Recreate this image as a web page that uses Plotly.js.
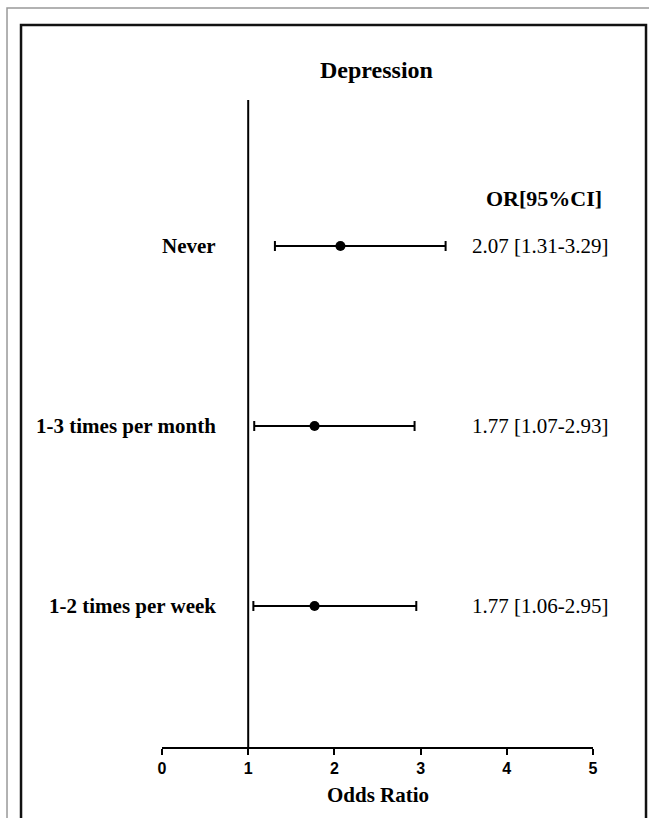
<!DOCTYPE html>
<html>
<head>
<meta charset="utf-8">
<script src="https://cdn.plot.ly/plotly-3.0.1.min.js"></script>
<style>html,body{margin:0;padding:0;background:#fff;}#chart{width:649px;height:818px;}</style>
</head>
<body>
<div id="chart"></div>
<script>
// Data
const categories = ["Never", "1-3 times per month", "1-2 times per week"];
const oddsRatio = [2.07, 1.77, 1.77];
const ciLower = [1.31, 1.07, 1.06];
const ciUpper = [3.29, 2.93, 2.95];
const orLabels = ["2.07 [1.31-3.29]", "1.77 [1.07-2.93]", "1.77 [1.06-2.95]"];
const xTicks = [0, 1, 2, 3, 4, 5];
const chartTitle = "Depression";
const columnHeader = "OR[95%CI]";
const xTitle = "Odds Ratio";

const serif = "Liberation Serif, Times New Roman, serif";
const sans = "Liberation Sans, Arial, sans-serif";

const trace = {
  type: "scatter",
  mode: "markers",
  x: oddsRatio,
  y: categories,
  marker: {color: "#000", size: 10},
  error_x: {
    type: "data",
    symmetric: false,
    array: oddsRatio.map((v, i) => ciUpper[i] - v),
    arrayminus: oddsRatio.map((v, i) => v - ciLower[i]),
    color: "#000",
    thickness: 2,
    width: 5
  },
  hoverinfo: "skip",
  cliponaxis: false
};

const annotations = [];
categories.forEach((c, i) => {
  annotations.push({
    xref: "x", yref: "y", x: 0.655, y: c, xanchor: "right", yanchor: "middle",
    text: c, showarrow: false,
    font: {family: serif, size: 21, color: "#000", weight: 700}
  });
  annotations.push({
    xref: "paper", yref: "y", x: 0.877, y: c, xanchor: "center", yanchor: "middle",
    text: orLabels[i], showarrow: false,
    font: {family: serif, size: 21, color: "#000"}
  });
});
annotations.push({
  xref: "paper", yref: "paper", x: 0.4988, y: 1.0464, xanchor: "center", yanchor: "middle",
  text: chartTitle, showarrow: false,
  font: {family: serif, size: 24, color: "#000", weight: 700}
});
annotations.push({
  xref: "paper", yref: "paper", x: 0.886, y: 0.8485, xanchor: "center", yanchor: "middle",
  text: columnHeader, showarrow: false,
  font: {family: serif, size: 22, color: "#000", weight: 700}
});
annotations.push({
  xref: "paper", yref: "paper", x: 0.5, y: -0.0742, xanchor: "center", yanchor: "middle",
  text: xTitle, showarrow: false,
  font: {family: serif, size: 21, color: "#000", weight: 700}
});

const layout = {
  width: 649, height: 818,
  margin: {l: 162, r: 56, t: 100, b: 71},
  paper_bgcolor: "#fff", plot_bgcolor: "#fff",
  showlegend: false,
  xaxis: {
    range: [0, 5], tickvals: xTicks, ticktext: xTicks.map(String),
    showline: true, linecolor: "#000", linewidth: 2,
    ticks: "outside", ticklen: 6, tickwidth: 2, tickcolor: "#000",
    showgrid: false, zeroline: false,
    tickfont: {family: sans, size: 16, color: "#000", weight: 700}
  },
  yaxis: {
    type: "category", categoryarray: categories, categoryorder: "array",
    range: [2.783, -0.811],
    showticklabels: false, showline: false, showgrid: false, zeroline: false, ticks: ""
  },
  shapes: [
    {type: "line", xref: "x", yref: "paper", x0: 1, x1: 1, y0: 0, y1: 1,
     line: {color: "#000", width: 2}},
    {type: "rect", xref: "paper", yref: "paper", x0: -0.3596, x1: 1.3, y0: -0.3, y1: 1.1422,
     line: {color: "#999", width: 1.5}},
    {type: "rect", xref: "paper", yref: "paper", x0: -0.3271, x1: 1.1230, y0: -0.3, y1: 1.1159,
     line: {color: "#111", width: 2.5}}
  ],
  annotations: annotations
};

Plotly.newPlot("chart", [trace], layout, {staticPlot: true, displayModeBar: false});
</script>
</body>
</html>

· · · · · · ·

- **PROBLEM TO WORK ON**
Reproduce the listing exactly. Leave its pictures out.

- **TASK OUTPUT**
Recreate this image as a web page that uses Plotly.js.
<!DOCTYPE html>
<html>
<head>
<meta charset="utf-8">
<script src="https://cdn.plot.ly/plotly-3.0.1.min.js"></script>
<style>html,body{margin:0;padding:0;background:#fff;}#chart{width:649px;height:818px;}</style>
</head>
<body>
<div id="chart"></div>
<script>
// Data
const categories = ["Never", "1-3 times per month", "1-2 times per week"];
const oddsRatio = [2.07, 1.77, 1.77];
const ciLower = [1.31, 1.07, 1.06];
const ciUpper = [3.29, 2.93, 2.95];
const orLabels = ["2.07 [1.31-3.29]", "1.77 [1.07-2.93]", "1.77 [1.06-2.95]"];
const xTicks = [0, 1, 2, 3, 4, 5];
const chartTitle = "Depression";
const columnHeader = "OR[95%CI]";
const xTitle = "Odds Ratio";

const serif = "Liberation Serif, Times New Roman, serif";
const sans = "Liberation Sans, Arial, sans-serif";

const trace = {
  type: "scatter",
  mode: "markers",
  x: oddsRatio,
  y: categories,
  marker: {color: "#000", size: 10},
  error_x: {
    type: "data",
    symmetric: false,
    array: oddsRatio.map((v, i) => ciUpper[i] - v),
    arrayminus: oddsRatio.map((v, i) => v - ciLower[i]),
    color: "#000",
    thickness: 2,
    width: 5
  },
  hoverinfo: "skip",
  cliponaxis: false
};

const annotations = [];
categories.forEach((c, i) => {
  annotations.push({
    xref: "x", yref: "y", x: 0.655, y: c, xanchor: "right", yanchor: "middle",
    text: c, showarrow: false,
    font: {family: serif, size: 21, color: "#000", weight: 700}
  });
  annotations.push({
    xref: "paper", yref: "y", x: 0.877, y: c, xanchor: "center", yanchor: "middle",
    text: orLabels[i], showarrow: false,
    font: {family: serif, size: 21, color: "#000"}
  });
});
annotations.push({
  xref: "paper", yref: "paper", x: 0.4988, y: 1.0464, xanchor: "center", yanchor: "middle",
  text: chartTitle, showarrow: false,
  font: {family: serif, size: 24, color: "#000", weight: 700}
});
annotations.push({
  xref: "paper", yref: "paper", x: 0.886, y: 0.8485, xanchor: "center", yanchor: "middle",
  text: columnHeader, showarrow: false,
  font: {family: serif, size: 22, color: "#000", weight: 700}
});
annotations.push({
  xref: "paper", yref: "paper", x: 0.5, y: -0.0742, xanchor: "center", yanchor: "middle",
  text: xTitle, showarrow: false,
  font: {family: serif, size: 21, color: "#000", weight: 700}
});

const layout = {
  width: 649, height: 818,
  margin: {l: 162, r: 56, t: 100, b: 71},
  paper_bgcolor: "#fff", plot_bgcolor: "#fff",
  showlegend: false,
  xaxis: {
    range: [0, 5], tickvals: xTicks, ticktext: xTicks.map(String),
    showline: true, linecolor: "#000", linewidth: 2,
    ticks: "outside", ticklen: 6, tickwidth: 2, tickcolor: "#000",
    showgrid: false, zeroline: false,
    tickfont: {family: sans, size: 16, color: "#000", weight: 700}
  },
  yaxis: {
    type: "category", categoryarray: categories, categoryorder: "array",
    range: [2.783, -0.811],
    showticklabels: false, showline: false, showgrid: false, zeroline: false, ticks: ""
  },
  shapes: [
    {type: "line", xref: "x", yref: "paper", x0: 1, x1: 1, y0: 0, y1: 1,
     line: {color: "#000", width: 2}},
    {type: "rect", xref: "paper", yref: "paper", x0: -0.3596, x1: 1.3, y0: -0.3, y1: 1.1422,
     line: {color: "#999", width: 1.5}},
    {type: "rect", xref: "paper", yref: "paper", x0: -0.3271, x1: 1.1230, y0: -0.3, y1: 1.1159,
     line: {color: "#111", width: 2.5}}
  ],
  annotations: annotations
};

Plotly.newPlot("chart", [trace], layout, {staticPlot: true, displayModeBar: false});
</script>
</body>
</html>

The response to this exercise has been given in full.